- **SUPPLIED DATA**:

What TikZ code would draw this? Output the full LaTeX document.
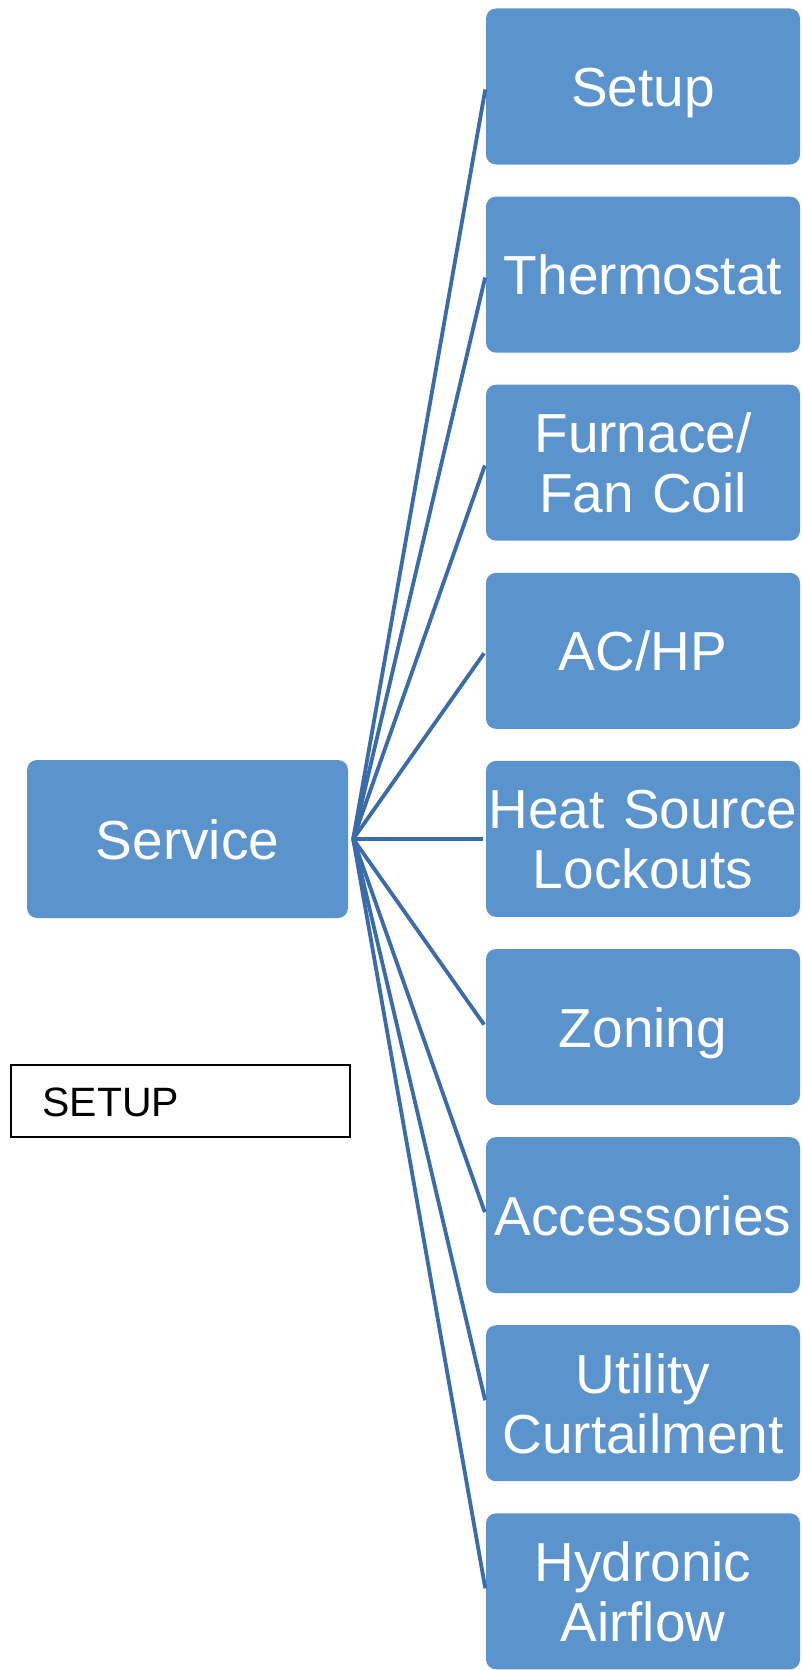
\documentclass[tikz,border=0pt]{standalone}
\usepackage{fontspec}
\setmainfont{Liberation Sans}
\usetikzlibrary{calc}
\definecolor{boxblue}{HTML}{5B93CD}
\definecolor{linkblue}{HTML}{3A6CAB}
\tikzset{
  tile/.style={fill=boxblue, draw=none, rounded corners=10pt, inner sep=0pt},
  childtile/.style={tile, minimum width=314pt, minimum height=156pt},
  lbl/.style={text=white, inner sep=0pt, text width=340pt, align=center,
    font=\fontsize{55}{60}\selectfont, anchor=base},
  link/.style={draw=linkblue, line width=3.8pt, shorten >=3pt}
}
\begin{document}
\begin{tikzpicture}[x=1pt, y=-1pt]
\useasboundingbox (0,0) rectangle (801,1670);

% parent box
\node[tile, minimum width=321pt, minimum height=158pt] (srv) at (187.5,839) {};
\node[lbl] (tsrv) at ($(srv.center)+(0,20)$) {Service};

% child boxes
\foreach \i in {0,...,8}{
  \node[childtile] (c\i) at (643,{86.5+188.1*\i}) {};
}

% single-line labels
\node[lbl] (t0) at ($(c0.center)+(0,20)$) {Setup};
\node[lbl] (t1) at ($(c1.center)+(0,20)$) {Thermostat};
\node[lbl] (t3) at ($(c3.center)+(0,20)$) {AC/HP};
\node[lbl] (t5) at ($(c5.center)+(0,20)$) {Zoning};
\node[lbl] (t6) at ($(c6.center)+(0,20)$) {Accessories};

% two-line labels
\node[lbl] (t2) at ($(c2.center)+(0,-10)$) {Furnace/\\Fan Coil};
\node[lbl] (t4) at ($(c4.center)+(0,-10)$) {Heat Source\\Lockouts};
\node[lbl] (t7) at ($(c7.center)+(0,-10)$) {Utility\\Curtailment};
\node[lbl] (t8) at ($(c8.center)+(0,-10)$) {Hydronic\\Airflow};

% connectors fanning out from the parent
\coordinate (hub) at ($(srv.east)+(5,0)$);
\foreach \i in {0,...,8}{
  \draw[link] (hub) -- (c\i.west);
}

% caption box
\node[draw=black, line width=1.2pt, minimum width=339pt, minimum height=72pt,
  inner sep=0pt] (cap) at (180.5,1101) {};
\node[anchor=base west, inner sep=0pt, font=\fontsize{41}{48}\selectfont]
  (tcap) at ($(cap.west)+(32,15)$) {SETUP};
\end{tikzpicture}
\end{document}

- **GIVEN INSTRUCTION**:
Omit each picture, then return all of the listing exactly as it stands.

- **COMPLETE RESPONSE**:
What TikZ code would draw this? Output the full LaTeX document.
\documentclass[tikz,border=0pt]{standalone}
\usepackage{fontspec}
\setmainfont{Liberation Sans}
\usetikzlibrary{calc}
\definecolor{boxblue}{HTML}{5B93CD}
\definecolor{linkblue}{HTML}{3A6CAB}
\tikzset{
  tile/.style={fill=boxblue, draw=none, rounded corners=10pt, inner sep=0pt},
  childtile/.style={tile, minimum width=314pt, minimum height=156pt},
  lbl/.style={text=white, inner sep=0pt, text width=340pt, align=center,
    font=\fontsize{55}{60}\selectfont, anchor=base},
  link/.style={draw=linkblue, line width=3.8pt, shorten >=3pt}
}
\begin{document}
\begin{tikzpicture}[x=1pt, y=-1pt]
\useasboundingbox (0,0) rectangle (801,1670);

% parent box
\node[tile, minimum width=321pt, minimum height=158pt] (srv) at (187.5,839) {};
\node[lbl] (tsrv) at ($(srv.center)+(0,20)$) {Service};

% child boxes
\foreach \i in {0,...,8}{
  \node[childtile] (c\i) at (643,{86.5+188.1*\i}) {};
}

% single-line labels
\node[lbl] (t0) at ($(c0.center)+(0,20)$) {Setup};
\node[lbl] (t1) at ($(c1.center)+(0,20)$) {Thermostat};
\node[lbl] (t3) at ($(c3.center)+(0,20)$) {AC/HP};
\node[lbl] (t5) at ($(c5.center)+(0,20)$) {Zoning};
\node[lbl] (t6) at ($(c6.center)+(0,20)$) {Accessories};

% two-line labels
\node[lbl] (t2) at ($(c2.center)+(0,-10)$) {Furnace/\\Fan Coil};
\node[lbl] (t4) at ($(c4.center)+(0,-10)$) {Heat Source\\Lockouts};
\node[lbl] (t7) at ($(c7.center)+(0,-10)$) {Utility\\Curtailment};
\node[lbl] (t8) at ($(c8.center)+(0,-10)$) {Hydronic\\Airflow};

% connectors fanning out from the parent
\coordinate (hub) at ($(srv.east)+(5,0)$);
\foreach \i in {0,...,8}{
  \draw[link] (hub) -- (c\i.west);
}

% caption box
\node[draw=black, line width=1.2pt, minimum width=339pt, minimum height=72pt,
  inner sep=0pt] (cap) at (180.5,1101) {};
\node[anchor=base west, inner sep=0pt, font=\fontsize{41}{48}\selectfont]
  (tcap) at ($(cap.west)+(32,15)$) {SETUP};
\end{tikzpicture}
\end{document}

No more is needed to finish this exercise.